温羅

 僕が目指している商店街のアーケードの下辺りから、スピーカーで叫ぶ大きな声が聞こえる。近づくにつれて大きくなる。なんだか青年期のデモを思い出した。当時は日常茶飯事の光景で、目的を本当に理解していたのかどうか今では疑わしいが、シュプレヒコールの声を街中に轟かせていた。政治に興味があろうがなかろうが、なんとなくでも参加できた垣根の低い行動だった。  僕が見たのは、似て非なるものだった。結構強い雨だったので、今日岡山市で大きなお祭りが行われていることを忘れていた。多くの若者たちの団体が、うらじゃ踊りに参加して、その出来栄えを競う日だ。
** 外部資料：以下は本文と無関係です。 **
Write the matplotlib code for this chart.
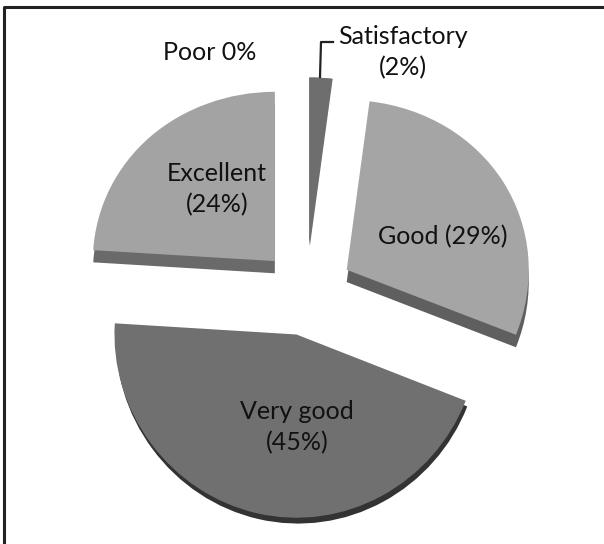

恐らくずいぶん練習してきたのだろう、その装束はもとより踊り自体もなかなかたいしたもので、雨をよけてアーケードの下で繰り広げられている幾団体の踊りはそれぞれ圧巻だった。  ただ僕は立ち止まってそれを見る気は起こらなかった。誰が音頭を取ってこんなことをやらせているのだろうと思ったのだ。若者が楽しそうに踊っているのを否定するものではないが、僕は本来の若者が使うべきエネルギーが、何か違うものに使われ、意識を本質からそらされているのではないかと思ったのだ。大人たちがお膳立てしてくれた中で騒いでも、所詮世の中も自分も変えることは出来ないのではと思ったのだ。  まるで老人たちが経営する会社の中で、安い給料に甘んじ、過労死寸前まで働かされている若者に見えたのだ。まるで老人たちが己の欲望を満足させる手段に遣っている政治の場で、無関心を逆手に取られ、生かさず殺さずの時代に引きずり込まれているように見えたのだ。いつ誰がどのような手段を使ってそうしたのか、青年たちは記録しておくべきだ。そしていつか必ずやって来る断罪の日に備えるべきだ。若者たちがいつか本当の「温羅」になって、自分たちを守って欲しいと思う。